(What this task involves): Word for word, quote all of the material, omitting the pictures.

****

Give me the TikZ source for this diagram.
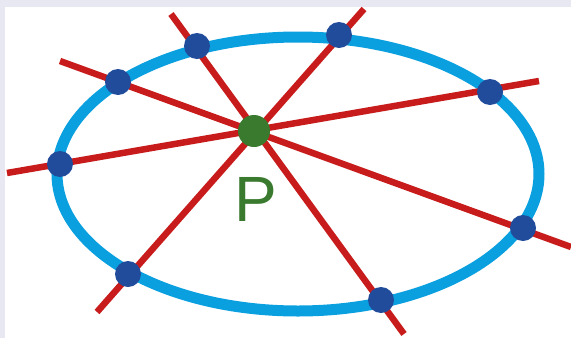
\documentclass[tikz,border=0pt]{standalone}
\usepackage{fontspec}
\setmainfont{Liberation Sans}
\usepackage{tikz}
\usetikzlibrary{calc}
\usepackage{xcolor}
\definecolor{framegray}{RGB}{232,232,242}
\definecolor{ringblue}{RGB}{10,160,224}
\definecolor{dotblue}{RGB}{33,76,156}
\definecolor{linered}{RGB}{200,28,28}
\definecolor{pgreen}{RGB}{58,122,46}

\begin{document}
\begin{tikzpicture}[
  x=1pt, y=-1pt,
  ring/.style={draw=ringblue, line width=11pt},
  chord/.style={draw=linered, line width=6.5pt},
  pt/.style={circle, fill=dotblue, inner sep=0pt, minimum size=26pt},
  centre/.style={circle, fill=pgreen, inner sep=0pt, minimum size=32pt},
  lbl/.style={text=pgreen, font=\fontsize{64}{64}\selectfont, inner sep=0pt},
]
  % frame
  \fill[framegray] (0,0) rectangle (571,338);
  \fill[white] (5,7) rectangle (571,338);
  \useasboundingbox (0,0) rectangle (571,338);

  % the ellipse
  \draw[ring] (298,174) ellipse [x radius=241, y radius=137];

  % free ends of the four lines
  \coordinate (a1) at (171,14);  \coordinate (a2) at (404,334);
  \coordinate (b1) at (60,61);   \coordinate (b2) at (571,247);
  \coordinate (c1) at (364,9);   \coordinate (c2) at (97,312);
  \coordinate (d1) at (7,173);   \coordinate (d2) at (539,81);

  \draw[chord] (a1) -- (a2);
  \draw[chord] (b1) -- (b2);
  \draw[chord] (c1) -- (c2);
  \draw[chord] (d1) -- (d2);

  % points on the ellipse
  \node[pt] (q1) at (197,46) {};
  \node[pt] (q2) at (339,35) {};
  \node[pt] (q3) at (118,82) {};
  \node[pt] (q4) at (490,92) {};
  \node[pt] (q5) at (60,164) {};
  \node[pt] (q6) at (523,228) {};
  \node[pt] (q7) at (128,274) {};
  \node[pt] (q8) at (381,300) {};

  \node[centre] (p) at (254,131) {};
  \node[lbl] (plbl) at (256,199) {P};
\end{tikzpicture}
\end{document}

****

(Problem solution):
Give me the TikZ source for this diagram.
\documentclass[tikz,border=0pt]{standalone}
\usepackage{fontspec}
\setmainfont{Liberation Sans}
\usepackage{tikz}
\usetikzlibrary{calc}
\usepackage{xcolor}
\definecolor{framegray}{RGB}{232,232,242}
\definecolor{ringblue}{RGB}{10,160,224}
\definecolor{dotblue}{RGB}{33,76,156}
\definecolor{linered}{RGB}{200,28,28}
\definecolor{pgreen}{RGB}{58,122,46}

\begin{document}
\begin{tikzpicture}[
  x=1pt, y=-1pt,
  ring/.style={draw=ringblue, line width=11pt},
  chord/.style={draw=linered, line width=6.5pt},
  pt/.style={circle, fill=dotblue, inner sep=0pt, minimum size=26pt},
  centre/.style={circle, fill=pgreen, inner sep=0pt, minimum size=32pt},
  lbl/.style={text=pgreen, font=\fontsize{64}{64}\selectfont, inner sep=0pt},
]
  % frame
  \fill[framegray] (0,0) rectangle (571,338);
  \fill[white] (5,7) rectangle (571,338);
  \useasboundingbox (0,0) rectangle (571,338);

  % the ellipse
  \draw[ring] (298,174) ellipse [x radius=241, y radius=137];

  % free ends of the four lines
  \coordinate (a1) at (171,14);  \coordinate (a2) at (404,334);
  \coordinate (b1) at (60,61);   \coordinate (b2) at (571,247);
  \coordinate (c1) at (364,9);   \coordinate (c2) at (97,312);
  \coordinate (d1) at (7,173);   \coordinate (d2) at (539,81);

  \draw[chord] (a1) -- (a2);
  \draw[chord] (b1) -- (b2);
  \draw[chord] (c1) -- (c2);
  \draw[chord] (d1) -- (d2);

  % points on the ellipse
  \node[pt] (q1) at (197,46) {};
  \node[pt] (q2) at (339,35) {};
  \node[pt] (q3) at (118,82) {};
  \node[pt] (q4) at (490,92) {};
  \node[pt] (q5) at (60,164) {};
  \node[pt] (q6) at (523,228) {};
  \node[pt] (q7) at (128,274) {};
  \node[pt] (q8) at (381,300) {};

  \node[centre] (p) at (254,131) {};
  \node[lbl] (plbl) at (256,199) {P};
\end{tikzpicture}
\end{document}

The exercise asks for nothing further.